Mike Webster writes:
“October is approaching, and it definitely the season of mists and mellow fruitfulness now. I hope that you know someone can come out and join us for a transitional month as we finish off cutting and raking our precious remaining wildflower meadows, before moving into more scrub clearance and pond work as the nesting season finishes. To celebrate Friday 13th we have a trip to a spooky castle, but on Halloween itself the only horror show will be seeing how overgrown some newly planted trees have got! Also this month there’s the chance to both cut back laurel and plant spring bulbs in Cringleford, and we will be exploring some new areas of East Ruston’s giant area of “Poor’s Allotment” (land allotted to the poor of the parish, now tremendously good wildlife habitat) to see the process of restoring a heathland in action. “
Water lettuce, Pista Stratiotes, has been spotted on the river. This is a non-native invasive species and in warmer waters can present a serious problem. In this country it is on sale for ponds and aquariums, but should not be released into the wild. The leaf rosettes produce stolons that can give rise to daughter rosettes, these can detach from the parent, and enable the species to spread through a waterway.

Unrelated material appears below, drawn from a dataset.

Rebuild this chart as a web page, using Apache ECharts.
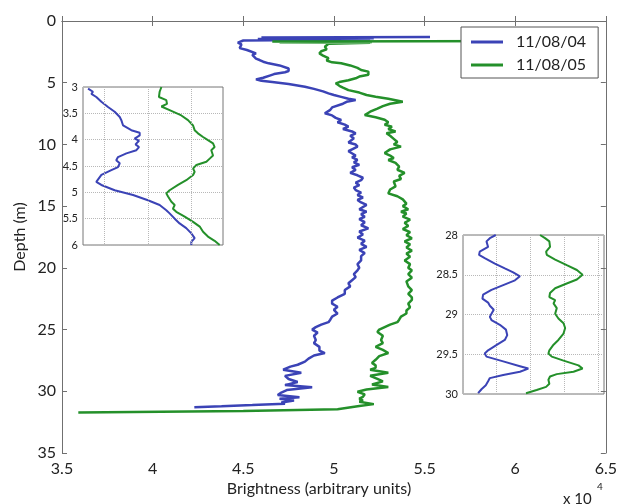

At present the view of the GB Non-Native Species Secretariat (NNSS) is that water lettuce is unlikely to survive the winter in the UK. That is not to say that climate change, and the possibility of the development of more hardy varieties, could not result in it becoming a problem in the future.
If you discover a plant on the river that you believe might be a serious invasive threat, please check it out on the NNSS website, and follow the advice they give on reporting it.